Return only the lines from the top of the data down to the one that holds "i) => valueLabels[i]);", both included, without any pictures.
———
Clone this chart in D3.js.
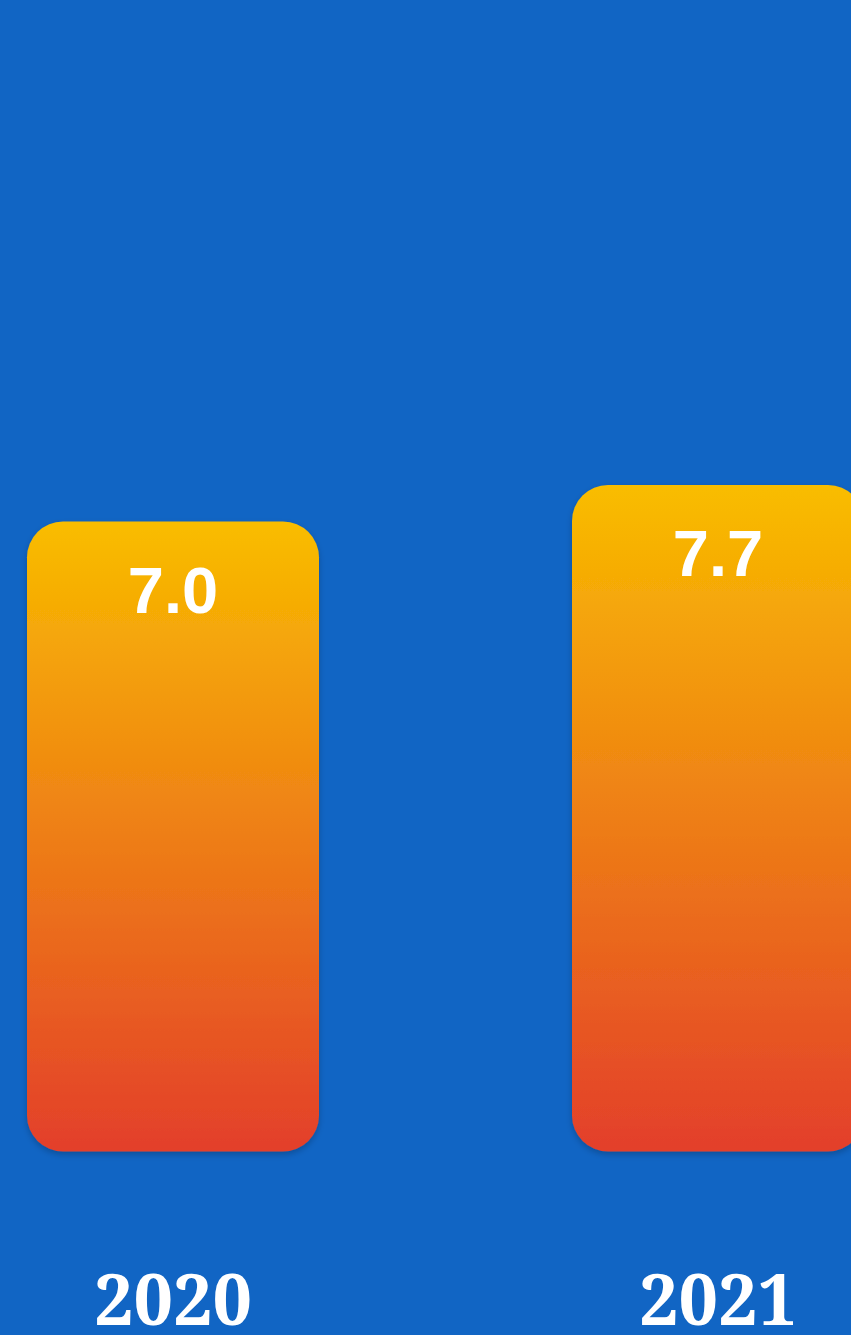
<!DOCTYPE html>
<html>
<head>
<meta charset="utf-8">
<script src="https://cdn.jsdelivr.net/npm/d3@7"></script>
<style>
  html, body { margin: 0; padding: 0; background: #1165C4; overflow: hidden; }
  svg { display: block; }
</style>
</head>
<body>
<svg id="chart" width="851" height="1335"></svg>
<script>
const years = ["2020", "2021"];
const values = [7.0, 7.7];
const valueLabels = ["7.0", "7.7"];

const W = 851, H = 1335;
const svg = d3.select("#chart");

const defs = svg.append("defs");
const grad = defs.append("linearGradient")
  .attr("id", "barGrad").attr("x1", 0).attr("y1", 0).attr("x2", 0).attr("y2", 1);
grad.append("stop").attr("offset", "0%").attr("stop-color", "#F9BD00");
grad.append("stop").attr("offset", "100%").attr("stop-color", "#E33F2B");

const shadow = defs.append("filter").attr("id", "shadow")
  .attr("x", "-10%").attr("y", "-10%").attr("width", "120%").attr("height", "120%");
shadow.append("feDropShadow").attr("dx", 0).attr("dy", 3).attr("stdDeviation", 3)
  .attr("flood-color", "#000").attr("flood-opacity", 0.22);

svg.append("rect").attr("width", W).attr("height", H).attr("fill", "#1165C4");

const baseValue = -5.08;
const x = d3.scaleBand().domain(years).range([27, 864]).paddingInner(253 / 545).paddingOuter(0);
const y = d3.scaleLinear().domain([baseValue, 7.7]).range([1151.5, 485]);

const g = svg.append("g");
const bars = g.selectAll("g.bar").data(years).enter().append("g").attr("class", "bar");

bars.append("rect")
  .attr("x", d => x(d))
  .attr("y", (d, i) => y(values[i]))
  .attr("width", x.bandwidth())
  .attr("height", (d, i) => y(baseValue) - y(values[i]))
  .attr("rx", 36).attr("ry", 36)
  .attr("fill", "url(#barGrad)")
  .attr("filter", "url(#shadow)");

bars.append("text")
  .attr("x", d => x(d) + x.bandwidth() / 2)
  .attr("y", (d, i) => y(values[i]) + 91)
  .attr("text-anchor", "middle")
  .attr("fill", "#fff")
  .attr("font-family", "'Liberation Sans', Arial, sans-serif")
  .attr("font-weight", "bold")
  .attr("font-size", 65)
  .text((d, i) => valueLabels[i]);

bars.append("text")
  .attr("x", d => x(d) + x.bandwidth() / 2)
  .attr("y", 1325)
  .attr("text-anchor", "middle")
  .attr("fill", "#fff")
  .attr("font-family", "'Noto Serif', serif")
  .attr("font-weight", "bold")
  .attr("font-size", 70)
  .text(d => d);
</script>
</body>
</html>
———
Result of this exercise |
Clone this chart in D3.js.
<!DOCTYPE html>
<html>
<head>
<meta charset="utf-8">
<script src="https://cdn.jsdelivr.net/npm/d3@7"></script>
<style>
  html, body { margin: 0; padding: 0; background: #1165C4; overflow: hidden; }
  svg { display: block; }
</style>
</head>
<body>
<svg id="chart" width="851" height="1335"></svg>
<script>
const years = ["2020", "2021"];
const values = [7.0, 7.7];
const valueLabels = ["7.0", "7.7"];

const W = 851, H = 1335;
const svg = d3.select("#chart");

const defs = svg.append("defs");
const grad = defs.append("linearGradient")
  .attr("id", "barGrad").attr("x1", 0).attr("y1", 0).attr("x2", 0).attr("y2", 1);
grad.append("stop").attr("offset", "0%").attr("stop-color", "#F9BD00");
grad.append("stop").attr("offset", "100%").attr("stop-color", "#E33F2B");

const shadow = defs.append("filter").attr("id", "shadow")
  .attr("x", "-10%").attr("y", "-10%").attr("width", "120%").attr("height", "120%");
shadow.append("feDropShadow").attr("dx", 0).attr("dy", 3).attr("stdDeviation", 3)
  .attr("flood-color", "#000").attr("flood-opacity", 0.22);

svg.append("rect").attr("width", W).attr("height", H).attr("fill", "#1165C4");

const baseValue = -5.08;
const x = d3.scaleBand().domain(years).range([27, 864]).paddingInner(253 / 545).paddingOuter(0);
const y = d3.scaleLinear().domain([baseValue, 7.7]).range([1151.5, 485]);

const g = svg.append("g");
const bars = g.selectAll("g.bar").data(years).enter().append("g").attr("class", "bar");

bars.append("rect")
  .attr("x", d => x(d))
  .attr("y", (d, i) => y(values[i]))
  .attr("width", x.bandwidth())
  .attr("height", (d, i) => y(baseValue) - y(values[i]))
  .attr("rx", 36).attr("ry", 36)
  .attr("fill", "url(#barGrad)")
  .attr("filter", "url(#shadow)");

bars.append("text")
  .attr("x", d => x(d) + x.bandwidth() / 2)
  .attr("y", (d, i) => y(values[i]) + 91)
  .attr("text-anchor", "middle")
  .attr("fill", "#fff")
  .attr("font-family", "'Liberation Sans', Arial, sans-serif")
  .attr("font-weight", "bold")
  .attr("font-size", 65)
  .text((d, i) => valueLabels[i]);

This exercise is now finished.